Rather than tinkering with the selective high schools, Carranza should take a hard look at these successful schools to determine what it would take to ratchet them up to, or close to, the achievement levels of the selective schools. That might require additional resources for more challenging coursework and additional counseling services to work with their students from ninth grade on to find the best college placements for them.

Many of these high-achieving schools were created under then-Mayor Michael Bloomberg’s administration, as part of a plan to replace large failing high schools with smaller innovative ones. Thus, 15 of these schools are small, serving 500 students or fewer; this is also true of three of the selective high schools. Some of the success of these schools may be due to their small size, but that also creates a limit as to how many advanced courses they may offer. The city should consider the possibility of carefully enlarging these successful schools to serve more students with a greater array of advanced courses.

The city should also encourage the creation of more of these experimental schools. De Blasio’s hostility to charter schools is well known. Less talked about is a process that Bloomberg put in place to allow Department of Education teachers and others to propose and create new middle and high schools. Not all of these schools succeeded, but independent research gave a positive review to the overall program and quite a few top-tier high schools today, including York Early College Academy, All City Leadership Secondary School and others were created as part of this effort. De Blasio moved away from this approach during his first term, denying an untold number of students greater opportunities in high school. This effort should be reinstituted, allowing the city’s public educators to create more high-flying high schools in the communities where they are most needed.
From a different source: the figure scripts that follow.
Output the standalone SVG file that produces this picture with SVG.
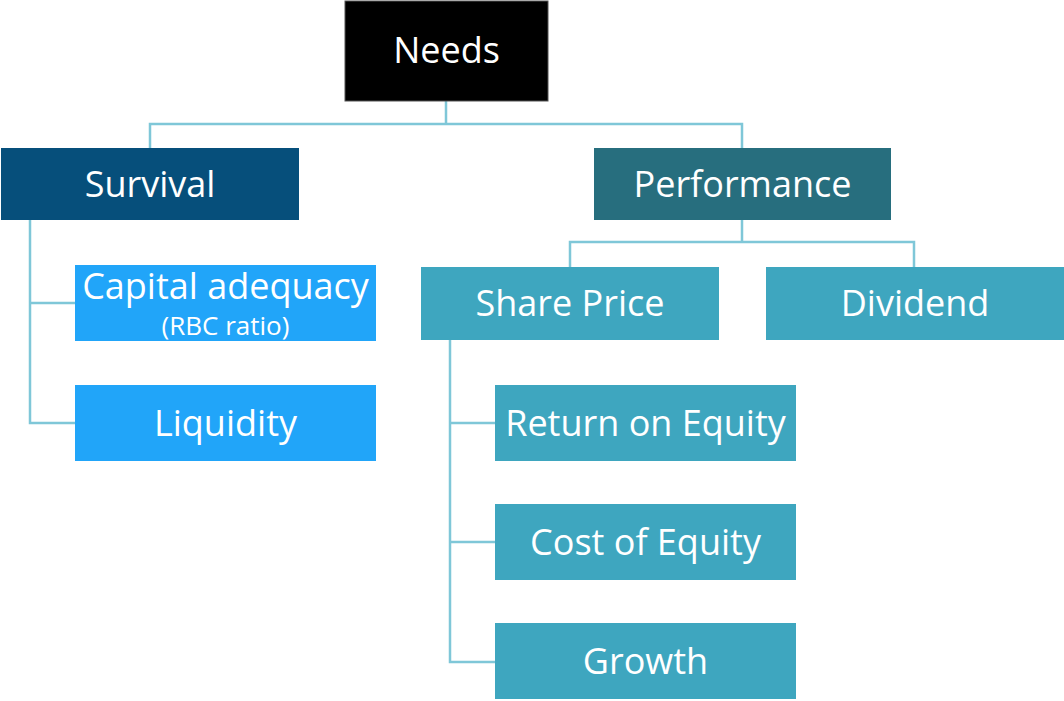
<svg xmlns="http://www.w3.org/2000/svg" width="1064" height="701" viewBox="0 0 1064 701">
  <style>
    .lbl { font-family: "Open Sans", "Liberation Sans", sans-serif; fill: #ffffff; text-anchor: middle; font-size: 36px; }
    .sub { font-size: 26px; }
    .conn { fill: none; stroke: #7fc7d8; stroke-width: 2.5; }
    .root { fill: #000000; stroke: #555555; stroke-width: 1; }
    .l1a { fill: #064f7b; }
    .l1b { fill: #276e7e; }
    .l2a { fill: #21a5f9; }
    .l2b { fill: #3ea6bf; }
  </style>

  <g id="connectors">
    <path class="conn" d="M446 101 V124 M150 148 V124 H742 V148"/>
    <path class="conn" d="M742 220 V242 M570 267 V242 H914 V267"/>
    <path class="conn" d="M30 220 V423 H75 M30 303 H75"/>
    <path class="conn" d="M450 340 V662 H495 M450 423 H495 M450 542 H495"/>
  </g>

  <g id="needs">
    <rect class="root" x="345" y="1" width="203" height="100"/>
    <text class="lbl" x="446.5" y="63">Needs</text>
  </g>

  <g id="survival">
    <rect class="l1a" x="1" y="148" width="298" height="72"/>
    <text class="lbl" x="150" y="197">Survival</text>
  </g>

  <g id="performance">
    <rect class="l1b" x="594" y="148" width="297" height="72"/>
    <text class="lbl" x="742.5" y="197">Performance</text>
  </g>

  <g id="capital-adequacy">
    <rect class="l2a" x="75" y="265" width="301" height="76"/>
    <text class="lbl" x="225.5" y="299">Capital adequacy</text>
    <text class="lbl sub" x="225.5" y="335">(RBC ratio)</text>
  </g>

  <g id="liquidity">
    <rect class="l2a" x="75" y="385" width="301" height="76"/>
    <text class="lbl" x="225.5" y="436">Liquidity</text>
  </g>

  <g id="share-price">
    <rect class="l2b" x="421" y="267" width="298" height="73"/>
    <text class="lbl" x="570" y="316">Share Price</text>
  </g>

  <g id="dividend">
    <rect class="l2b" x="766" y="267" width="298" height="73"/>
    <text class="lbl" x="915" y="316">Dividend</text>
  </g>

  <g id="return-on-equity">
    <rect class="l2b" x="495" y="385" width="301" height="76"/>
    <text class="lbl" x="645.5" y="436">Return on Equity</text>
  </g>

  <g id="cost-of-equity">
    <rect class="l2b" x="495" y="504" width="301" height="76"/>
    <text class="lbl" x="645.5" y="555">Cost of Equity</text>
  </g>

  <g id="growth">
    <rect class="l2b" x="495" y="623" width="301" height="76"/>
    <text class="lbl" x="645.5" y="674">Growth</text>
  </g>
</svg>
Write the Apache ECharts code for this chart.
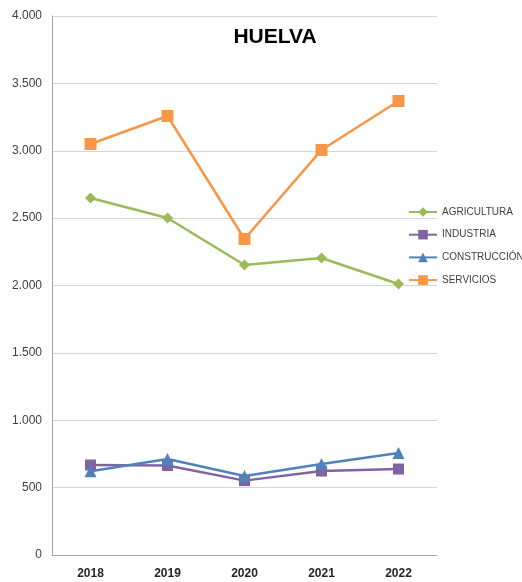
<!DOCTYPE html>
<html>
<head>
<meta charset="utf-8">
<script src="https://cdn.jsdelivr.net/npm/echarts@6/dist/echarts.min.js"></script>
<style>
html,body{margin:0;padding:0;background:#fff;}
#chart{width:522px;height:582px;}
</style>
</head>
<body>
<div id="chart"></div>
<script>
// datos
var years = ['2018', '2019', '2020', '2021', '2022'];
var agricultura = [2649, 2501, 2152, 2204, 2011];
var industria = [668, 664, 552, 623, 638];
var construccion = [622, 712, 586, 675, 757];
var servicios = [3050, 3258, 2345, 3006, 3369];

var myChart = echarts.init(document.getElementById('chart'));

function fmt(v){
    // separador de miles con punto
    return String(v).replace(/\B(?=(\d{3})+(?!\d))/g, '.');
}

var option = {
    backgroundColor: '#ffffff',
    animation: false,
    textStyle: {fontFamily: 'Liberation Sans'},
    title: {
        text: 'HUELVA',
        left: 270,
        top: 22,
        textAlign: 'center',
        textStyle: {fontSize: 21, fontWeight: 'bold', color: '#000'}
    },
    legend: {
        orient: 'vertical',
        left: 403,
        top: 201,
        itemWidth: 28,
        itemHeight: 12,
        itemGap: 10.7,
        textStyle: {fontSize: 10, color: '#404040', lineHeight: 12},
        data: ['AGRICULTURA', 'INDUSTRIA', 'CONSTRUCCIÓN', 'SERVICIOS']
    },
    grid: {left: 52, right: 85, top: 16, bottom: 27, containLabel: false},
    xAxis: {
        type: 'category',
        data: years,
        boundaryGap: true,
        axisLine: {lineStyle: {color: '#a6a6a6'}},
        axisTick: {show: false},
        axisLabel: {fontSize: 12, fontWeight: 'bold', color: '#262626', margin: 13}
    },
    yAxis: {
        type: 'value',
        min: 0,
        max: 4000,
        interval: 500,
        axisLine: {show: true, lineStyle: {color: '#a6a6a6'}},
        axisTick: {show: false},
        splitLine: {lineStyle: {color: '#d4d4d4'}},
        axisLabel: {fontSize: 12, color: '#404040', margin: 10, formatter: fmt}
    },
    series: [
        {
            name: 'AGRICULTURA', type: 'line', data: agricultura,
            symbol: 'diamond', symbolSize: 11,
            lineStyle: {width: 2.5, color: '#9bbb59'},
            itemStyle: {color: '#9bbb59'}
        },
        {
            name: 'INDUSTRIA', type: 'line', data: industria,
            symbol: 'rect', symbolSize: 11,
            lineStyle: {width: 2.5, color: '#8064a2'},
            itemStyle: {color: '#8064a2'}
        },
        {
            name: 'CONSTRUCCIÓN', type: 'line', data: construccion,
            symbol: 'triangle', symbolSize: 12,
            lineStyle: {width: 2.5, color: '#4f81bd'},
            itemStyle: {color: '#4f81bd'}
        },
        {
            name: 'SERVICIOS', type: 'line', data: servicios,
            symbol: 'rect', symbolSize: 12,
            lineStyle: {width: 2.5, color: '#f79646'},
            itemStyle: {color: '#f79646'}
        }
    ]
};
myChart.setOption(option);
</script>
</body>
</html>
The city needs to focus on identifying high-achieving black and Hispanic students early on in their school careers. They should be nurtured with challenging school work throughout elementary and middle school in a system that allows them to reach their full potential rather than holding them back in low-expectation schools. This might, ultimately, help diversify the specialized high schools as there would be a larger pipeline of black and Hispanic students who are able to excel on the SHSAT.

Finally, high-achieving black and Hispanic students are found in all types of schools. My report identifies traditional public high schools with large numbers of them. Black and Hispanic families also seek out charter and private school placements for their children. One-quarter of black schoolchildren in the city attend either charter (19%) or private (6%) schools. Charter elementary schools include an outsized number of black students scoring at the highest level of the state exams. Numerous college preparatory private and parochial high schools serve significant numbers of black and Hispanic students. Many students do so at great financial sacrifice by their parents. Others are fortunate to get scholarships from privately funded organizations. A well-designed tuition tax credit program would increase the number of low-income students able to take advantage of these programs.

Some might argue that increasing access to charter and private schools will draw more high-achieving students away from the traditional public schools and thereby further isolate low-income black and Hispanic students. New York City’s own experience does not support this view. Between 2006 and 2018, the city’s traditional public schools saw their test results catch up to schools in the rest of New York state, having started out well behind. This occurred during years when enrollment in charter schools in the city increased by more than 107,000 students.

The mayor apparently dreams of being president. My dream is that he and others like him see the need to invest in schools – whether public, charter, private or parochial – that are succeeding in providing a high-quality education to those most in need, rather than focusing all their attention on the top 1%.